Pages

«Je n'ai qu'une passion: celle qui me permet d'être libre sous le joug, content dans la peine, riche dans la nécessité et vivant dans la mort.» Giordano Bruno

mardi 13 octobre 2015

4

Tous les matins je verse mon café, mon café déborde. Il déborde en moi, je me sens débordé, la fatigue, l'âge, le manque de jus, les événements, tout ce que tu voudras. Tous les matins, du café sur le comptoir. J'essuie, j'éponge, je sèche, je nettoie. Je recommence deux secondes après. Mon café déborde sans fin, je ne sais plus pourquoi. Je ne vois pas clair, j'ai besoin de mon café. Je goûte, il est bon, il déborde partout de partout. J'ai du café sur moi, parterre, sur mes mains, mes feuilles de travail.

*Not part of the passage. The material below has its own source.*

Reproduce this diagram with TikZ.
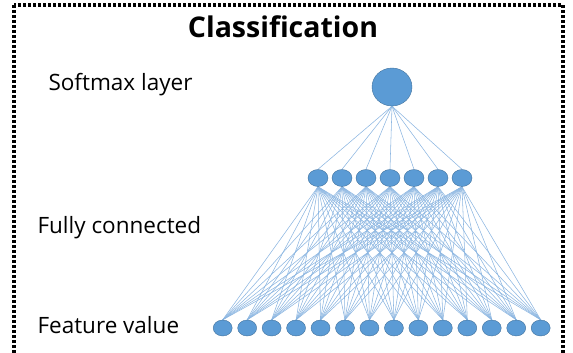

Il n'y arrête plus d'avoir du café partout. La pression dans mon café est forte. Il monte et monte, il est sous pression. Je veux toujours plus de café, pour être toujours plus réveillé, plus performant, ne rien manquer, être là à deux cents pour cent, être là pour les autres. Pourtant, je veux dormir, je veux ralentir, je veux prendre le temps de vivre, je veux prendre goût à la vie. Mais je ne suis pas capable. J'ai besoin d'argent, et je n'en ai pas. Je n'ai même pas d'emploi. Je ne sais pas combien de temps tout cela va durer encore. Ma vie ne tient qu'à un mince fil. Je devrais me mettre à écrire pour de bon. Et ne vivre que de bonheur sans mélange. Mais partout je cherche de l'argent, et il n'y en a pas. Il n'y a pas moyen de vivre libre. C'est cela qu'on oublie avec le temps. On ne peut vivre libre qu'avec ce qu'on aime faire seulement. Mais comment garantir à tout le monde qu'ils aimeront ce qu'ils feront? Certains ne savent pas ce qu'ils aiment. Moi je ne sais pas toujours ce que j'aimerais faire. L'écriture pourrait être libératrice, pourrait me rendre heureux, je le sais car je le fais déjà ici et ailleurs, mais elle ne me rapporte pas un sou. Ainsi, je suis toujours obligé de faire autre chose qu'écrire pour pouvoir vivre. Ce qui fait au bout du compte que je ne suis jamais libre. Et je le sens. Je le sais. Cela fait des années que je n'ai pas respiré la liberté. Je fais du temps en liberté. Je subis le temps. Je n'ai jamais l'impression de vivre ma vie, mais de toujours courir après une illusion qui ne me sauvera pas. Je suis misérable, et je le sais, mais j'ai l'impression que je n'ai pas le choix. Je n'ai pas assez de respire pour garder mon respire. D'une façon ou d'une autre j'étouffe.